A first-order linear ODE with constant coefficients takes the form dy/dx + py = q, where p is a real constant multiplying the unknown function y(x), and q is a constant forcing term (or source). The goal is to find a function y(x) that satisfies the equation for all x, along with a specified initial condition y(x₀) = y₀. These problems arise naturally whenever the rate of change of a quantity is proportional to its current value plus an external input — a remarkably common pattern in the physical and social sciences.

The integrating factor method is the standard approach for solving these equations analytically. The integrating factor is μ(x) = e^(px). Multiplying both sides of the ODE by μ(x) converts the left side into the exact derivative d/dx[μ(x)·y(x)], making the equation directly integrable. For constant coefficients, this yields the general solution y(x) = q/p + C·e^(−px), where the equilibrium value q/p is the particular solution and C·e^(−px) is the complementary (homogeneous) solution. When p = 0, the equation reduces to dy/dx = q with the simple linear solution y(x) = y₀ + q(x − x₀). The integration constant C is determined uniquely by substituting the initial condition y(x₀) = y₀, giving C = (y₀ − q/p)·e^(px₀).

Practical applications of this solver span many disciplines. In electrical engineering, an RL circuit satisfies dI/dt + (R/L)I = V/L — exactly this form — and the solution describes how current builds up toward a steady state. In thermodynamics, Newton's law of cooling gives dT/dt + kT = kT_env. In pharmacokinetics, drug concentration in the bloodstream follows dC/dt + kC = dose_rate. In finance, continuously compounded savings accounts with constant deposits obey the same structure. Understanding the equilibrium value q/p is especially useful: it represents the long-run behaviour of the system as x → ∞ (when p > 0), and the term C·e^(−px) describes the transient decay toward that equilibrium.

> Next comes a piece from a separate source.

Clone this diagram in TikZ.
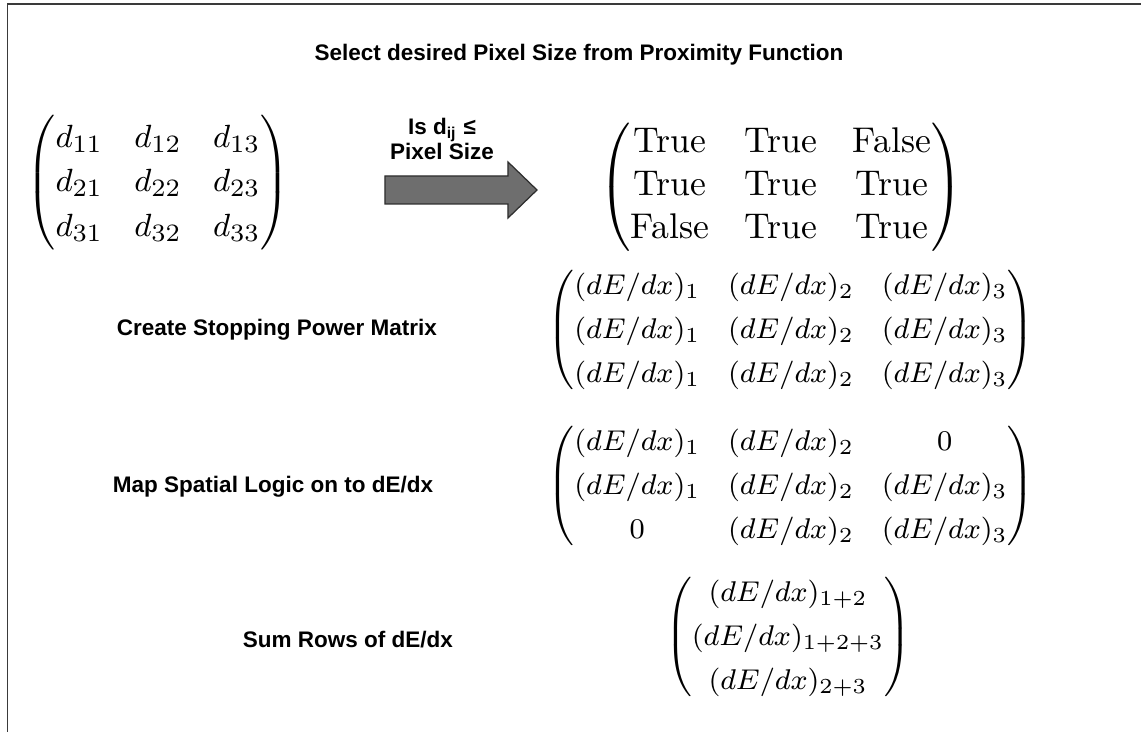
\documentclass[tikz,border=0pt]{standalone}
\usepackage{amsmath}
\usepackage{fontspec}
\newfontfamily\labfont{Liberation Sans}
\definecolor{framegray}{HTML}{3A3A3A}
\definecolor{arrowfill}{HTML}{6E6E6E}
\definecolor{arrowedge}{HTML}{2E2E2E}
\newcommand\smallmat{\fontsize{8.25}{11}\selectfont\setlength\arraycolsep{3.9pt}\renewcommand\arraystretch{1.12}\delimiterfactor=820 \delimitershortfall=10pt }
\newcommand\summat{\fontsize{8.5}{11}\selectfont\setlength\arraycolsep{3.9pt}\renewcommand\arraystretch{1.12}\delimiterfactor=820 \delimitershortfall=10pt }
\newcommand\dmat{\fontsize{9.5}{11.5}\selectfont\setlength\arraycolsep{4.4pt}\renewcommand\arraystretch{1.08}}
\tikzset{
  lbl/.style={font=\labfont\bfseries\fontsize{6.3}{7.6}\selectfont, align=center, inner sep=0pt},
  mat/.style={inner sep=0pt},
  framestyle/.style={draw=framegray, line width=0.5pt},
  bigarrow/.style={fill=arrowfill, draw=arrowedge, line width=0.35pt, line join=miter}
}
\begin{document}
\begin{tikzpicture}[x=0.28pt,y=-0.28pt]
\useasboundingbox (0,0) rectangle (1141,732);
\coordinate (fa) at (7.5,732);
\coordinate (fb) at (7.5,4);
\coordinate (fc) at (1141,4);
\draw[framestyle] (fa) -- (fb) -- (fc);

\node[lbl] (title) at (579,55) {Select desired Pixel Size from Proximity Function};

\node[mat] (D) at (158,183) {\dmat$\begin{pmatrix} d_{11} & d_{12} & d_{13}\\ d_{21} & d_{22} & d_{23}\\ d_{31} & d_{32} & d_{33}\end{pmatrix}$};

\node[lbl] (cond) at (442,139) {Is d\textsubscript{ij} ≤\\[-0.5pt]Pixel Size};
\filldraw[bigarrow] (385,176) -- (508,176) -- (508,162) -- (537,190) -- (508,218) -- (508,204) -- (385,204) -- cycle;

\node[mat] (TF) at (781,187) {$\begin{pmatrix} \text{True} & \text{True} & \text{False}\\ \text{True} & \text{True} & \text{True}\\ \text{False} & \text{True} & \text{True}\end{pmatrix}$};

\node[lbl] (stoplbl) at (277,330) {Create Stopping Power Matrix};
\node[mat] (stop) at (791,330) {\smallmat$\begin{pmatrix} (dE/dx)_1 & (dE/dx)_2 & (dE/dx)_3\\ (dE/dx)_1 & (dE/dx)_2 & (dE/dx)_3\\ (dE/dx)_1 & (dE/dx)_2 & (dE/dx)_3\end{pmatrix}$};

\node[lbl] (maplbl) at (273,487) {Map Spatial Logic on to dE/dx};
\node[mat] (map) at (791,486) {\smallmat$\begin{pmatrix} (dE/dx)_1 & (dE/dx)_2 & 0\\ (dE/dx)_1 & (dE/dx)_2 & (dE/dx)_3\\ 0 & (dE/dx)_2 & (dE/dx)_3\end{pmatrix}$};

\node[lbl] (sumlbl) at (348,640) {Sum Rows of dE/dx};
\node[mat] (sum) at (788,637) {\summat$\begin{pmatrix} (dE/dx)_{1+2}\\ (dE/dx)_{1+2+3}\\ (dE/dx)_{2+3}\end{pmatrix}$};
\end{tikzpicture}
\end{document}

This solver handles only first-order linear ODEs with constant coefficients p and q. It does not support variable-coefficient equations such as dy/dx + P(x)y = Q(x) with non-constant P or Q, nor does it handle nonlinear ODEs (e.g., Bernoulli or Riccati equations), systems of ODEs, or higher-order equations. When p = 0, the formula reduces to a simple linear ramp and the equilibrium output is undefined — this case is handled separately in the calculation. Very large values of |p·x| may cause numerical overflow or underflow in the exponential terms; for such cases, consider rescaling variables. The solver assumes x is a real variable and does not perform complex arithmetic. Initial conditions with very large magnitudes combined with large |p| values can produce results that are numerically indistinguishable from the equilibrium value due to floating-point precision limits. For stiff equations or non-constant coefficients, numerical methods such as Euler's method, Runge-Kutta (RK4), or dedicated ODE software (MATLAB ode45, Python scipy.integrate.solve_ivp) should be used instead.